Symptoms of heat stroke can sometimes mimic those of heart attack or other conditions. Sometimes a person experiences symptoms of heat exhaustion before progressing to heart strokes. Symptoms of heat exhaustion may include nausea, vomiting, fatigue, weakness, headache, muscle cramps and aches, and dizziness. However some individuals can develop symptoms of heat stroke suddenly and rapidly without warning.
Different people may have different symptoms and signs of heat stroke. But common symptoms and signs of heart stroke include:
  • high body temperature
  • the absence of sweating, with hot red or flushed dry skin
  • rapid pulse
  • difficulty breathing
  • strange behavior
  • hallucinations
  • confusion
  • agitation
  • disorientation
  • seizure
  • coma

Victims of heat stroke must receive immediate treatment to avoid permanent organ damage. First and foremost, cool the victim. Get the victim to a shady area, remove clothing, apply cool or tepid water to the skin (for example you may spray the victim with cool water from a garden hose), fan the victim to promote sweating and evaporation, place ice packs under armpits and groins.
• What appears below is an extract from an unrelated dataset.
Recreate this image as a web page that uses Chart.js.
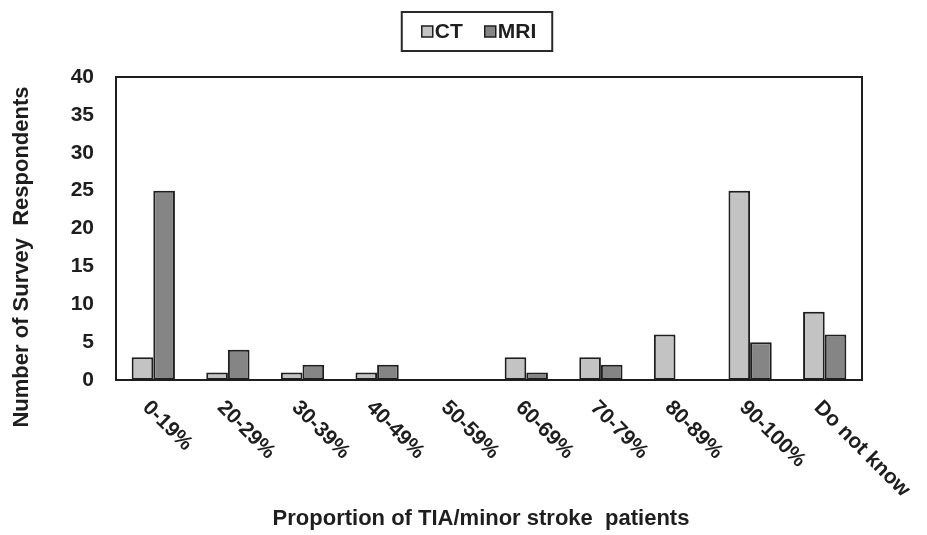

Monitor body temperature with a thermometer and continue cooling efforts until the body temperature drops to 101-102 degrees. Always notify emergency services (911) immediately. If their arrival is delayed, they can give you further instructions for treatment of the victim.
The most important measures to prevent heat strokes are to avoid becoming dehydrated, and to avoid vigorous physical activities in hot and humid weather. If you have to perform physical activities in hot weather, drink plenty of fluids (such as water and Gatorade), but avoid alcohol, coffee, and tea which may lead to dehydration. Take frequent breaks to hydrate yourself. Wear hats, and light colored, and light and loose clothes.

We also need water outside of our bodies... meaning take frequent baths as possible and go for the beach! It's still summer and why not have fun, ei? ;)

Experiencing brownout but the fan's still running. The fan was plugged in UPS! How nice. ^_^

1 comment:

  1. There too many cases of heat stroke and prickly heat rashes for adults during summer. The best way to prevent is to take frequent bath, drink more water and make sure you are wearing cool clothes and not those fitted ones. Apply also a sunblock in your skin if you are going to beach.